Daily in this state thousands of citizens are investing millions of dollars in condominium property. Chapter 711, F.S.A., 1967, the Florida Condominium Act, and the Articles or Declarations of Condominiums provided for thereunder ought to be construed strictly to assure these investors that what the buyer sees the buyer gets. Every man may justly consider his home his castle and himself as the king thereof; nonetheless his sovereign fiat to use his property as he pleases must yield, at least in degree, where ownership is in common or cooperation with others. The benefits of condominium living and ownership demand no less. The individual ought not be permitted to disrupt the integrity of the common scheme through his desire for change, however laudable that change might be.

The other points, arguments, and theories covered in the briefs and record have not been overlooked; however, discussion of them being unnecessary to our decision, we will not unduly lengthen this opinion by reviewing them.

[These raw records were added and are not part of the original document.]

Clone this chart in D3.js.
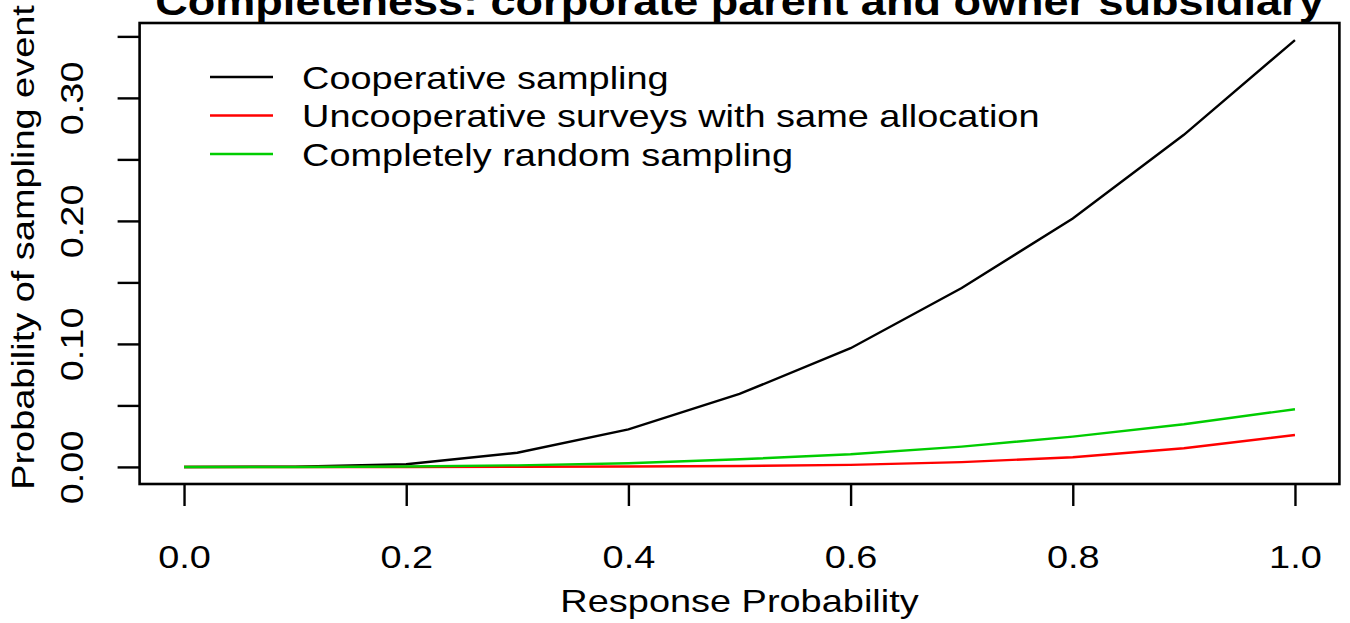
<!DOCTYPE html>
<html>
<head>
<meta charset="utf-8">
<script src="https://cdn.jsdelivr.net/npm/d3@7"></script>
<style>
  body { margin: 0; background: #fff; }
  svg { display: block; font-family: "Liberation Sans", Arial, Helvetica, sans-serif; }
</style>
</head>
<body>
<div id="chart"></div>
<script>
const responseProb = [0, 0.1, 0.2, 0.3, 0.4, 0.5, 0.6, 0.7, 0.8, 0.9, 1.0];
const cooperative = [0, 0.0002, 0.0022, 0.0115, 0.0305, 0.0593, 0.0965, 0.1455, 0.202, 0.270, 0.347];
const uncooperative = [0, 0, 0, 0.0001, 0.0003, 0.0008, 0.0017, 0.0039, 0.0079, 0.0152, 0.026];
const completelyRandom = [0, 0, 0.0004, 0.0013, 0.003, 0.0062, 0.0103, 0.0165, 0.0246, 0.0347, 0.0469];

const seriesNames = ["Cooperative sampling", "Uncooperative surveys with same allocation", "Completely random sampling"];
const seriesColors = ["#000000", "#ff0000", "#00cd00"];
const xTicks = [0, 0.2, 0.4, 0.6, 0.8, 1.0];
const yTicks = [0, 0.05, 0.10, 0.15, 0.20, 0.25, 0.30, 0.35];
const yLabelled = [0, 0.10, 0.20, 0.30];

const W = 1350, H = 623;
const box = { left: 139.6, right: 1339.4, top: 23, bottom: 484 };
const sx = 1.185; // glyphs in the original are wider than Liberation Sans
const fs = 32;

const svg = d3.select("#chart").append("svg")
  .attr("width", W)
  .attr("height", H);

// R style 4% padding on each side
const xPad = 0.04 * (1 - 0);
const yMax = d3.max(cooperative);
const yPad = 0.04 * yMax;

const x = d3.scaleLinear().domain([0 - xPad, 1 + xPad]).range([box.left, box.right]);
const y = d3.scaleLinear().domain([0 - yPad, yMax + yPad]).range([box.bottom, box.top]);

// Lines
const series = [cooperative, uncooperative, completelyRandom];
const line = d3.line()
  .x((d, i) => x(responseProb[i]))
  .y(d => y(d));

series.forEach((s, k) => {
  svg.append("path")
    .datum(s)
    .attr("fill", "none")
    .attr("stroke", seriesColors[k])
    .attr("stroke-width", 2.4)
    .attr("d", line);
});

// Box
svg.append("rect")
  .attr("x", box.left)
  .attr("y", box.top)
  .attr("width", box.right - box.left)
  .attr("height", box.bottom - box.top)
  .attr("fill", "none")
  .attr("stroke", "#000")
  .attr("stroke-width", 2.6);

// x axis
const xAxis = svg.append("g")
  .attr("transform", `translate(0,${box.bottom})`)
  .call(d3.axisBottom(x).tickValues(xTicks).tickSize(22).tickFormat(d3.format(".1f")));
xAxis.select(".domain").remove();
xAxis.selectAll("line").attr("stroke", "#000").attr("stroke-width", 2.4);
xAxis.selectAll("text")
  .attr("y", 0).attr("dy", null)
  .attr("transform", `translate(0,${568 - box.bottom}) scale(${sx},1)`)
  .attr("fill", "#000")
  .style("font-size", fs + "px")
  .style("font-family", "Liberation Sans, Arial, sans-serif");

// y axis
const yAxis = svg.append("g")
  .attr("transform", `translate(${box.left},0)`)
  .call(d3.axisLeft(y).tickValues(yTicks).tickSize(22)
    .tickFormat(d => yLabelled.some(v => Math.abs(v - d) < 1e-9) ? d3.format(".2f")(d) : ""));
yAxis.select(".domain").remove();
yAxis.selectAll("line").attr("stroke", "#000").attr("stroke-width", 2.4);
yAxis.selectAll("text")
  .attr("x", 0).attr("dy", null)
  .attr("text-anchor", "middle")
  .attr("transform", `translate(${83 - box.left},0) rotate(-90) scale(${sx},1)`)
  .attr("fill", "#000")
  .style("font-size", fs + "px")
  .style("font-family", "Liberation Sans, Arial, sans-serif");

// Axis titles
svg.append("text")
  .attr("transform", `translate(${(box.left + box.right) / 2},612) scale(${sx},1)`)
  .attr("text-anchor", "middle")
  .style("font-size", fs + "px")
  .text("Response Probability");

svg.append("text")
  .attr("transform", `translate(34,${(box.top + box.bottom) / 2 - 6}) rotate(-90) scale(${sx},1)`)
  .attr("text-anchor", "middle")
  .style("font-size", fs + "px")
  .text("Probability of sampling event");

// Title (clipped at the top in the original)
svg.append("text")
  .attr("transform", `translate(${(box.left + box.right) / 2},15) scale(${sx},1)`)
  .attr("text-anchor", "middle")
  .style("font-size", "38px")
  .style("font-weight", "bold")
  .text("Completeness: corporate parent and owner subsidiary");

// Legend
const legendY = d3.scalePoint().domain(seriesNames).range([77, 154]);
const legend = svg.append("g");
seriesNames.forEach((name, k) => {
  legend.append("line")
    .attr("x1", 210).attr("x2", 273)
    .attr("y1", legendY(name)).attr("y2", legendY(name))
    .attr("stroke", seriesColors[k])
    .attr("stroke-width", 2.4);
  legend.append("text")
    .attr("transform", `translate(302,${legendY(name) + 11.5}) scale(${sx},1)`)
    .style("font-size", fs + "px")
    .text(name);
});
</script>
</body>
</html>
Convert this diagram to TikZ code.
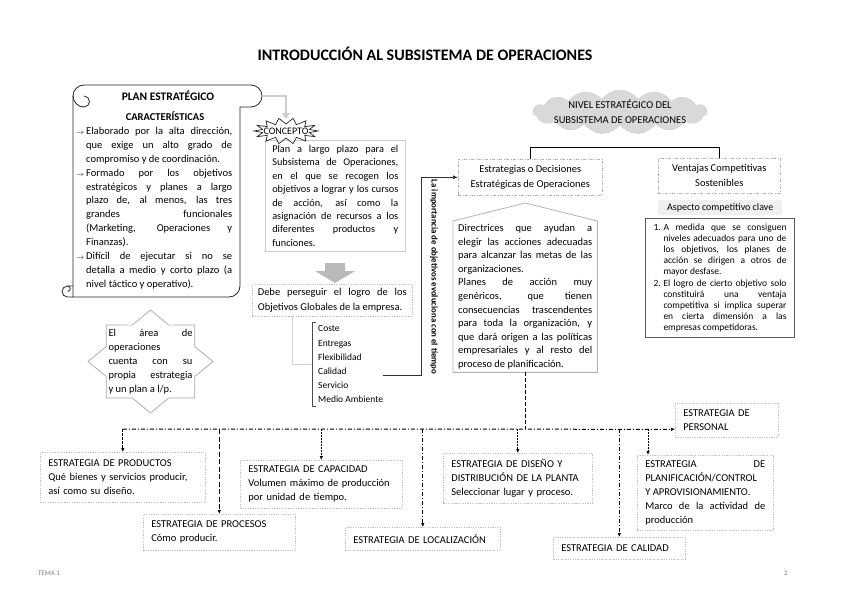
\documentclass[tikz,border=0pt]{standalone}
\usepackage{fontspec}
\setmainfont{Carlito}
\usetikzlibrary{positioning, arrows.meta, shapes.symbols}
\tolerance=10000
\hbadness=10000

\begin{document}
\begin{tikzpicture}[
        x=1pt, y=-1pt,
        txt/.style={
            inner sep=0pt,
            align=justify,
            font=\fontsize{10.5}{13.6}\selectfont
        },
        scroll/.style={
            draw=black!85,
            line width=0.8pt
        },
        softbox/.style={
            draw=gray!40,
            line width=0.6pt,
            anchor=north west
        },
        dashbox/.style={
            draw=gray!60,
            line width=0.6pt,
            dash pattern=on 3pt off 1.5pt on 1pt off 1.5pt,
            anchor=north west,
            align=center,
            font=\fontsize{10.5}{15}\selectfont
        },
        stratbox/.style={
            draw=gray!50,
            line width=0.6pt,
            dash pattern=on 1.2pt off 1.2pt,
            anchor=north west,
            inner xsep=8pt,
            inner ysep=0pt,
            align=left,
            font=\fontsize{10.5}{14}\selectfont
        },
        grayarrow/.style={
            draw=gray!40,
            line width=2pt,
            -{Triangle[length=6pt, width=8pt]}
        },
        thinarrow/.style={
            draw=gray!35,
            line width=0.6pt,
            -{Stealth[length=3pt]}
        },
        linkarrow/.style={
            draw=black!80,
            line width=0.8pt,
            -{Latex[length=5pt, width=4pt]}
        },
        branch/.style={
            line width=1pt,
            -{Latex[length=4pt, width=3.5pt]}
        }
    ]

        \useasboundingbox (0,0) rectangle (848,599);

        \node[font=\bfseries\fontsize{16}{18}\selectfont] (titulo) at (425,54) {INTRODUCCIÓN AL SUBSISTEMA DE OPERACIONES};

        % plan estrategico (pergamino)
        \draw[scroll] (84,85) -- (251,85) arc[start angle=90, end angle=-90, radius=11pt] -- (240,107)
            -- (240,286) arc[start angle=0, end angle=-90, radius=11pt] -- (73,297) -- (73,96);
        \draw[scroll] (84,85) arc[start angle=90, end angle=270, radius=11pt] arc[start angle=-90, end angle=90, radius=5.5pt];
        \draw[scroll] (73,286) -- (67.5,286) arc[start angle=90, end angle=270, radius=5.5pt] -- (73,297);
        \draw[scroll] (67.5,286) arc[start angle=90, end angle=-90, radius=2.75pt];

        \node[font=\bfseries\fontsize{11.5}{13}\selectfont] (plan) at (168,96) {PLAN ESTRATÉGICO};
        \node[font=\bfseries\fontsize{10.5}{12}\selectfont] (caracteristicas) at (165,116) {CARACTERÍSTICAS};
        \node[txt, anchor=north west, text width=156pt, font=\fontsize{10.5}{13.9}\selectfont] (caracttexto) at (76,127) {%
            \noindent\hangindent=10pt\hangafter=1\makebox[10pt][l]{\scriptsize$\rightarrow$}Elaborado por la alta dirección,\linebreak
            que exige un alto grado de\linebreak compromiso y de coordinación.\par
            \noindent\hangindent=10pt\hangafter=1\makebox[10pt][l]{\scriptsize$\rightarrow$}Formado por los objetivos\linebreak
            estratégicos y planes a largo\linebreak plazo de, al menos, las tres\linebreak grandes funcionales\linebreak
            (Marketing, Operaciones y\linebreak Finanzas).\par
            \noindent\hangindent=10pt\hangafter=1\makebox[10pt][l]{\scriptsize$\rightarrow$}Difícil de ejecutar si no se\linebreak
            detalla a medio y corto plazo (a\linebreak nivel táctico y operativo).\par};

        % concepto
        \node[softbox, text width=126pt, inner xsep=7pt, inner ysep=5pt, align=justify,
            font=\fontsize{10.3}{13.4}\selectfont] (conceptobox) at (265,140) {%
            Plan a largo plazo para el\linebreak Subsistema de Operaciones,\linebreak en el que se recogen los\linebreak
            objetivos a lograr y los cursos\linebreak de acción, así como la\linebreak asignación de recursos a los\linebreak
            diferentes productos y\linebreak funciones.};
        \coordinate (estrella) at (286,131);
        \draw[draw=black!85, fill=white, line width=0.7pt] ([shift={(estrella)}]0:32 and 13)
            \foreach \k [evaluate=\k as \rx using {ifthenelse(mod(\k,2)==0,32,24)},
                         evaluate=\k as \ry using {ifthenelse(mod(\k,2)==0,13,7)}] in {1,...,27} {
                -- ([shift={(estrella)}]\k*180/14:{\rx} and {\ry})
            } -- cycle;
        \node[minimum width=62pt, minimum height=24pt, inner sep=0pt, font=\fontsize{10}{12}\selectfont] (concepto) at (estrella) {CONCEPTO};

        \coordinate (pergaminofin) at (262,96);
        \draw[grayarrow] (pergaminofin) -| (concepto.north);

        \fill[gray!55] (325,263) -- (345,263) -- (345,271) -- (355,271) -- (335,283) -- (315,271) -- (325,271) -- cycle;

        \node[draw=gray!50, line width=0.6pt, dash pattern=on 1.2pt off 1.2pt, anchor=north west, text width=149pt,
            inner xsep=5.5pt, inner ysep=4pt, align=justify, font=\fontsize{10.5}{14.5}\selectfont] (debe) at (252,284)
            {Debe perseguir el logro de los\linebreak Objetivos Globales de la empresa.};

        \node[anchor=north west, inner xsep=6pt, inner ysep=3.5pt, align=left, font=\fontsize{9.5}{14.2}\selectfont] (criterios) at (312,322)
            {Coste\\Entregas\\Flexibilidad\\Calidad\\Servicio\\Medio Ambiente};
        \draw[draw=black!70, line width=0.7pt] ([xshift=4pt]criterios.north west) -- (criterios.north west)
            -- (criterios.south west) -- ([xshift=4pt]criterios.south west);
        \draw[thinarrow] ([xshift=-40pt]debe.south) |- (criterios.west);

        \node[txt, text width=84pt, font=\fontsize{10.5}{14}\selectfont] (area) at (150.5,361.5)
            {El área de\linebreak operaciones\linebreak cuenta con su\linebreak propia estrategia\linebreak y un plan a l/p.};
        \draw[draw=gray!70, line width=0.7pt] ([shift={(area.center)}]0:62.5 and 51.5)
            \foreach \k [evaluate=\k as \rx using {ifthenelse(mod(\k,2)==0,62.5,47.8)},
                         evaluate=\k as \ry using {ifthenelse(mod(\k,2)==0,51.5,39.4)}] in {1,...,15} {
                -- ([shift={(area.center)}]\k*22.5:{\rx} and {\ry})
            } -- cycle;

        % nivel estrategico
        \node[cloud, cloud puffs=15, cloud puff arc=110, cloud ignores aspect, minimum width=174pt, minimum height=44pt,
            fill=gray!30, draw=gray!40] (nube) at (620,112) {};
        \node[align=center, font=\fontsize{10.5}{15}\selectfont] (nivel) at (nube.center) {NIVEL ESTRATÉGICO DEL\\SUBSISTEMA DE OPERACIONES};

        \node[dashbox, minimum width=144pt, minimum height=36pt] (estrategias) at (458,159) {Estrategias o Decisiones\\Estratégicas de Operaciones};
        \node[dashbox, minimum width=122pt, minimum height=35pt] (ventajas) at (658,158) {Ventajas Competitivas\\Sostenibles};
        \draw[line width=1pt] (estrategias.north) -- ++(0,-12) -| (ventajas.north);

        \node[fill=gray!12, minimum width=124pt, minimum height=15pt, anchor=north west, inner sep=0pt,
            font=\fontsize{10}{12}\selectfont] (aspecto) at (658,200) {Aspecto competitivo clave};

        \node[draw=gray!70!black, line width=1pt, anchor=north west, text width=133pt, inner xsep=8pt, inner ysep=5pt,
            align=justify, font=\fontsize{9.5}{11.2}\selectfont] (logro) at (645,218) {%
            \noindent\hangindent=10pt\hangafter=1\makebox[10pt][l]{1.}A medida que se consiguen\linebreak
            niveles adecuados para uno de\linebreak los objetivos, los planes de\linebreak acción se dirigen a otros de\linebreak
            mayor desfase.\par
            \noindent\hangindent=10pt\hangafter=1\makebox[10pt][l]{2.}El logro de cierto objetivo solo\linebreak
            constituirá una ventaja\linebreak competitiva si implica superar\linebreak en cierta dimensión a las\linebreak
            empresas competidoras.\par};

        \node[txt, anchor=north west, text width=134pt, inner xsep=5pt, inner ysep=3pt] (directrices) at (453,221) {%
            Directrices que ayudan a\linebreak elegir las acciones adecuadas\linebreak para alcanzar las metas de las\linebreak
            organizaciones.\par
            Planes de acción muy\linebreak genéricos, que tienen\linebreak consecuencias trascendentes\linebreak
            para toda la organización, y\linebreak que dará origen a las políticas\linebreak empresariales y al resto del\linebreak
            proceso de planificación.};
        \draw[draw=gray!60, line width=0.8pt] (directrices.south west) -- (directrices.north west)
            -- ([yshift=18pt]directrices.north) -- (directrices.north east) -- (directrices.south east) -- cycle;

        \node[rotate=-90, font=\bfseries\fontsize{8.8}{10}\selectfont] (importancia) at (434,277) {La importancia de objetivos evoluciona con el tiempo};
        \coordinate (calidadfin) at (383,375);
        \draw[linkarrow] (calidadfin) -| ([xshift=-37pt]estrategias.west) -- (estrategias.west);

        % estrategias
        \node[stratbox, text width=149pt, minimum height=50pt] (productos) at (40,452)
            {ESTRATEGIA DE PRODUCTOS\\Qué bienes y servicios producir,\\así como su diseño.};
        \node[stratbox, text width=136pt, minimum height=36pt] (procesos) at (143,514)
            {ESTRATEGIA DE PROCESOS\\Cómo producir.};
        \node[stratbox, text width=146pt, minimum height=48pt] (capacidad) at (240,460)
            {ESTRATEGIA DE CAPACIDAD\\Volumen máximo de producción\\por unidad de tiempo.};
        \node[stratbox, text width=139pt, minimum height=23pt] (localizacion) at (345,527)
            {ESTRATEGIA DE LOCALIZACIÓN};
        \node[stratbox, text width=133pt, minimum height=50pt] (diseno) at (443,453)
            {ESTRATEGIA DE DISEÑO Y\\DISTRIBUCIÓN DE LA PLANTA\\Seleccionar lugar y proceso.};
        \node[stratbox, text width=116pt, minimum height=22pt] (calidad) at (553,537)
            {ESTRATEGIA DE CALIDAD};
        \node[stratbox, text width=120pt, minimum height=75pt, align=justify] (planificacion) at (637,455)
            {ESTRATEGIA DE\linebreak PLANIFICACIÓN/CONTROL\linebreak Y APROVISIONAMIENTO.\par Marco de la actividad de\linebreak producción};
        \node[stratbox, text width=87pt, minimum height=34pt] (personal) at (675,403)
            {ESTRATEGIA DE\\PERSONAL};

        \coordinate (eje) at (0,429);
        \draw[line width=1pt, dash pattern=on 4pt off 2pt] (directrices.south) -- (directrices.south |- eje);
        \draw[branch, dash pattern=on 4pt off 2pt on 1pt off 2pt] (productos.north |- eje) -- ([yshift=-9pt]personal.west);
        \draw[branch, dash pattern=on 2.5pt off 1.5pt] (productos.north |- eje) -- (productos.north);
        \draw[branch, dash pattern=on 5pt off 2.5pt] (procesos.north |- eje) -- (procesos.north);
        \draw[branch, dash pattern=on 1.5pt off 1.5pt] (capacidad.north |- eje) -- (capacidad.north);
        \draw[branch, dash pattern=on 4pt off 2pt on 1pt off 2pt] (localizacion.north |- eje) -- (localizacion.north);
        \draw[branch, dash pattern=on 1.5pt off 1.5pt] (diseno.north |- eje) -- (diseno.north);
        \draw[branch, dash pattern=on 4pt off 2pt on 1pt off 2pt] (calidad.north |- eje) -- (calidad.north);
        \draw[branch, dash pattern=on 1.5pt off 1.5pt] ([xshift=11pt]planificacion.north west |- eje) -- ([xshift=11pt]planificacion.north west);

        \node[font=\fontsize{7}{8}\selectfont, text=gray] (tema) at (49,573) {TEMA 1};
        \node[font=\fontsize{7}{8}\selectfont, text=gray] (pagina) at (786,573) {2};

    \end{tikzpicture}
\end{document}
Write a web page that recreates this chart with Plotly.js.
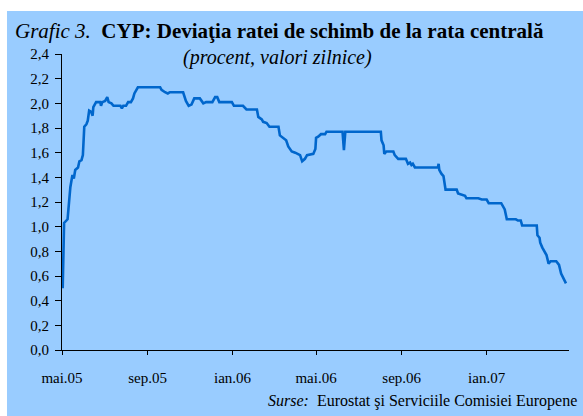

The Judgment appealed from is reversed and this cause remanded for entry of a judgment directing appellees to remove the glass jalousies and restore the screen enclosures in keeping with the comprehensive plans and specifications of Sterling Village Condominiums, Inc.; or, in the alternative, obtain consent of appellant to said change.

WALDEN and REED, JJ., concur.


1. 38 St. John's L.Rev. 3.
2. 15 Am.Jur.2d, page 982, Condominiums, etc., Section 3.
3. Coke on Littleton, quoted in 39 Yale L.J. 621.
4. 63 Columbia L.Rev. 987.
5. 12 U.S.C. § 1715y.
6. Law of Condominiums, Ferrer & Stecher, Vol. 1, Chap. 3.